— START OF The input —
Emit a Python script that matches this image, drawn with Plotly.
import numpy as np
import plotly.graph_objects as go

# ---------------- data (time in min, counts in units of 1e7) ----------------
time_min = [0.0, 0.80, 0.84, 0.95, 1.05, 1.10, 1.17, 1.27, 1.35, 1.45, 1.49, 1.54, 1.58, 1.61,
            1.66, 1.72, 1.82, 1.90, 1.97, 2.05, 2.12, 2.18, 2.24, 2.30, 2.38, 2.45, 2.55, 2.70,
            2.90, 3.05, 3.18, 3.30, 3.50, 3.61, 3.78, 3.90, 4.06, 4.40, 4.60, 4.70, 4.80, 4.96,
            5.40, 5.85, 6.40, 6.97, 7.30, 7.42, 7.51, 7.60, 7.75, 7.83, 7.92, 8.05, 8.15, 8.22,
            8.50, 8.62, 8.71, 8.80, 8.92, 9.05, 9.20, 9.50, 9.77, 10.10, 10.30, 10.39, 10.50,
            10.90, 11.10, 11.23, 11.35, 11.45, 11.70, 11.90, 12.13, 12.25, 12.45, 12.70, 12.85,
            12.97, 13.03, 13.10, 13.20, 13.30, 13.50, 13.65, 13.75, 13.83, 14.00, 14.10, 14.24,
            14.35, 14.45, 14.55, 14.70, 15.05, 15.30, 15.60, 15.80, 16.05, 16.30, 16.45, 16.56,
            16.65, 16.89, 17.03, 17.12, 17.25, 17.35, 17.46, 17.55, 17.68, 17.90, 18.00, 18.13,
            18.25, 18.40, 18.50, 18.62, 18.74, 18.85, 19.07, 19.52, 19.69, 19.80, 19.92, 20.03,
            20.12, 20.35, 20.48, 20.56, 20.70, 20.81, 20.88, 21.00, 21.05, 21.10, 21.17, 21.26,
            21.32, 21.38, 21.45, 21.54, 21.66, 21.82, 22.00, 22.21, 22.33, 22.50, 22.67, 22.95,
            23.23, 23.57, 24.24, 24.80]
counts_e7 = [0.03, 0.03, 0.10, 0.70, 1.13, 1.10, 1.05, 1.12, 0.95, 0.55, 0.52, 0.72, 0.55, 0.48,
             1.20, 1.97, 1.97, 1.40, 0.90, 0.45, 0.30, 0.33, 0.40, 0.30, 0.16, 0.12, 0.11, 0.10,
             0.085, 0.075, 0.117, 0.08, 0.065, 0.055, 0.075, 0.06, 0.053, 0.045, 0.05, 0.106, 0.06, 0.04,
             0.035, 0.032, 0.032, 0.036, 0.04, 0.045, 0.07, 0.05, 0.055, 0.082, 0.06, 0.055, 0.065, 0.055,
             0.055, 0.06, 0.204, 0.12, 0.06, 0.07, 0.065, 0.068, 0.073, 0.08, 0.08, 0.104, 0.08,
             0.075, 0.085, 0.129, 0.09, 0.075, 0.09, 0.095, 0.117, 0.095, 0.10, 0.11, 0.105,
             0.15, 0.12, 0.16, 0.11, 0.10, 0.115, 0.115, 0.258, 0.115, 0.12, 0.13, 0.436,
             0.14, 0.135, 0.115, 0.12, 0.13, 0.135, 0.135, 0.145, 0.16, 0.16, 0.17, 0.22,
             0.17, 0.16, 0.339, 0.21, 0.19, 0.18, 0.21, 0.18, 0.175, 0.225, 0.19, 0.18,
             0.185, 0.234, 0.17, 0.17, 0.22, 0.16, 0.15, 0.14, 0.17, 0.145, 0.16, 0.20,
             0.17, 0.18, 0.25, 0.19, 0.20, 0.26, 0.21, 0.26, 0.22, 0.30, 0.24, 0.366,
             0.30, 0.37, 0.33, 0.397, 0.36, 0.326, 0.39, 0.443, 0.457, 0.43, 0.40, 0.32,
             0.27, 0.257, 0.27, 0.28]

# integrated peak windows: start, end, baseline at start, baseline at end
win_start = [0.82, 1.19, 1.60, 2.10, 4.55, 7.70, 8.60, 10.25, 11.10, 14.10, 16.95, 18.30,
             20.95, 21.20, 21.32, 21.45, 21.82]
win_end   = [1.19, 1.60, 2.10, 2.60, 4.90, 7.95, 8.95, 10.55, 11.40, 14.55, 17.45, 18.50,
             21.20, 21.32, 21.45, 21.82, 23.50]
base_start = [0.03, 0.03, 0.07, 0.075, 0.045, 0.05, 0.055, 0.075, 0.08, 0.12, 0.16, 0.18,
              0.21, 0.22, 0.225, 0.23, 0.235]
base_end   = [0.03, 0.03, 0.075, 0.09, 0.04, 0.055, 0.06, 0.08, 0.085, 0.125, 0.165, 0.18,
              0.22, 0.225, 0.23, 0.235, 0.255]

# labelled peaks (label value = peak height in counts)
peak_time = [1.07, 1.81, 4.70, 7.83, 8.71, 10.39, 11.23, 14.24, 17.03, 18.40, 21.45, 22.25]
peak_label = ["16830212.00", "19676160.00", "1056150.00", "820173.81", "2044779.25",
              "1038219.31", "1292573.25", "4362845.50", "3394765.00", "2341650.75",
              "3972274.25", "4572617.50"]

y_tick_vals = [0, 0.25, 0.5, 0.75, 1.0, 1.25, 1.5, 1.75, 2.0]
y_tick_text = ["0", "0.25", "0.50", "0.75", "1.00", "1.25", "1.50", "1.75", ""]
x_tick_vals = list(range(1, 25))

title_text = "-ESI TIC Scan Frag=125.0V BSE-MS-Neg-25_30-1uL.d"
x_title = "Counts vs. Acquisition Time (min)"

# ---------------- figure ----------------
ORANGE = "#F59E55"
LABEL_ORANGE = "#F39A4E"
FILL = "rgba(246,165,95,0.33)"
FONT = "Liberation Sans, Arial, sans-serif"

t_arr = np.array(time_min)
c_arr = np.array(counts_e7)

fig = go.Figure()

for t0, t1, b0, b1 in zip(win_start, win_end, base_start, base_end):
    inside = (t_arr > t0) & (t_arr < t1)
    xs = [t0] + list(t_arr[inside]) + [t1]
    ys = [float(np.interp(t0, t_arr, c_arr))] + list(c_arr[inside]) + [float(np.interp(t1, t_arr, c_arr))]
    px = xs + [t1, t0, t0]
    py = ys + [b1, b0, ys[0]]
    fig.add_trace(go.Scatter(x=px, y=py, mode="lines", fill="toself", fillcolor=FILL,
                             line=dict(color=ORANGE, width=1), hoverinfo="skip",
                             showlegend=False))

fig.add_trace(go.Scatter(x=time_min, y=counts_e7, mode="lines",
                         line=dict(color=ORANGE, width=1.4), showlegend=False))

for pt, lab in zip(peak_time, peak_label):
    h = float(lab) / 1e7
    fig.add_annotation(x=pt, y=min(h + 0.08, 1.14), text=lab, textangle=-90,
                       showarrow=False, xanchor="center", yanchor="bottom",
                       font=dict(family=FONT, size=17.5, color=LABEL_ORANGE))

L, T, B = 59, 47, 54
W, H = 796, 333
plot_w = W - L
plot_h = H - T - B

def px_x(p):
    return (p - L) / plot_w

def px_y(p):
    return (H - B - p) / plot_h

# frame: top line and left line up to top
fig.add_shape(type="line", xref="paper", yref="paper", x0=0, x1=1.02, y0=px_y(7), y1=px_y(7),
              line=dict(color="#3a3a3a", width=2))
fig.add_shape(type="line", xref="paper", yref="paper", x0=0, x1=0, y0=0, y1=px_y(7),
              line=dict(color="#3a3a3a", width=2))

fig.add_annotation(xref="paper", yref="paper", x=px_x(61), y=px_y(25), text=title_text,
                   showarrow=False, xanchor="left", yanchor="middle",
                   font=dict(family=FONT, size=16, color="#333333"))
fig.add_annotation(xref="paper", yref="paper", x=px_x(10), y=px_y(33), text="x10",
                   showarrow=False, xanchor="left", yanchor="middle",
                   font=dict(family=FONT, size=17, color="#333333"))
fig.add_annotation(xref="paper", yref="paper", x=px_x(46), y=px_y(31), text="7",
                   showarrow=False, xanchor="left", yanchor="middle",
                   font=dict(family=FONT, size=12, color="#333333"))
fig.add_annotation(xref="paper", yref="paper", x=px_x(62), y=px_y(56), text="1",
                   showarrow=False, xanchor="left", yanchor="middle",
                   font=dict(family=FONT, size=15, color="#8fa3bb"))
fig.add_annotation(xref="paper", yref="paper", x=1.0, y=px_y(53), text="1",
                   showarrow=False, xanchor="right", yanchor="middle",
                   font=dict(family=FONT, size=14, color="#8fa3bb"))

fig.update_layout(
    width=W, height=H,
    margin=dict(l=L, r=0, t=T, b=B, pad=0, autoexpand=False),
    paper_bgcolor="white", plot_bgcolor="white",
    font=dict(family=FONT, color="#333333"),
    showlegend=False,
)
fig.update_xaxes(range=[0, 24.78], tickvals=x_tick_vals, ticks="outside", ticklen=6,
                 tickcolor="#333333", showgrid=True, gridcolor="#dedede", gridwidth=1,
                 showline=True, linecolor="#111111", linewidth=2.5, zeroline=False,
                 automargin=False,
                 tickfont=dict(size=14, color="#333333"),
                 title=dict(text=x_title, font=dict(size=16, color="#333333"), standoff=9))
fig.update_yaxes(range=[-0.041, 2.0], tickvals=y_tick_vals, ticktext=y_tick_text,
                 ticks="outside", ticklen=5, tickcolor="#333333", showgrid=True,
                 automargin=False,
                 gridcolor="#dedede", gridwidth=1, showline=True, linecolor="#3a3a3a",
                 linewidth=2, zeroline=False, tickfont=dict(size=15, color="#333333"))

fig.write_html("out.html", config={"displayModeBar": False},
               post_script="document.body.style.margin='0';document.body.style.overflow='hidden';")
— END OF The input —
— START OF The input —
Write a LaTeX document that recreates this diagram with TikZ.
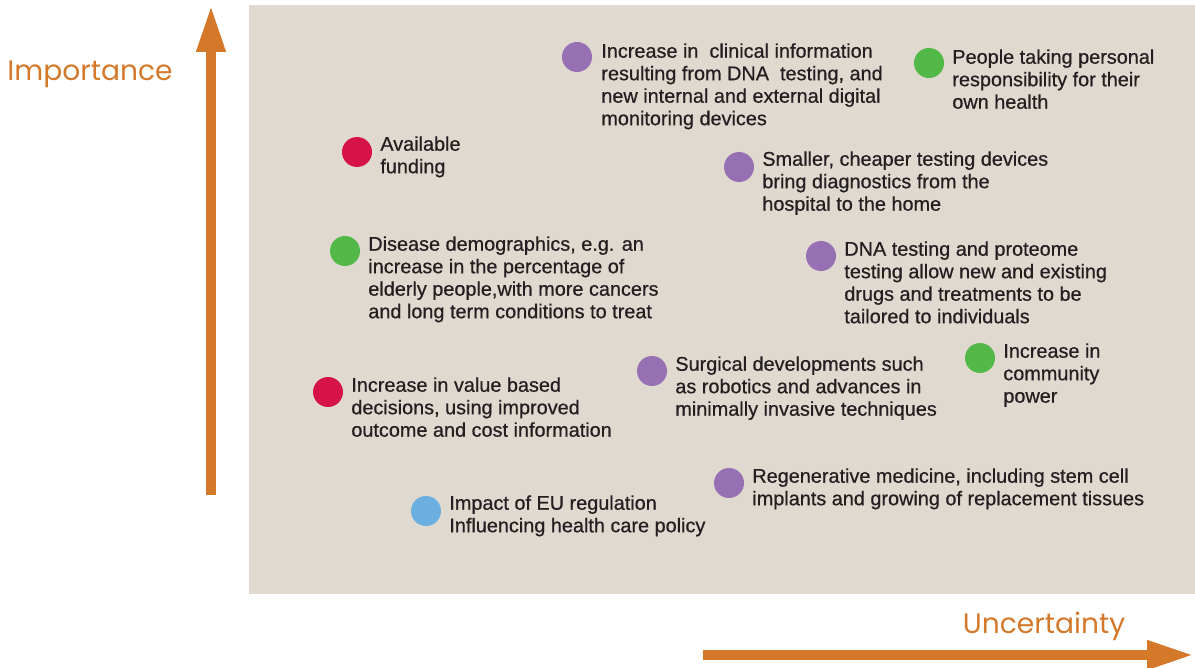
— END OF The input —
▸ Goal of the exercise: Search the preceding listing for "document" and extract every line where it is found.

▸ Answer in full:
               post_script="document.body.style.margin='0';document.body.style.overflow='hidden';")
Write a LaTeX document that recreates this diagram with TikZ.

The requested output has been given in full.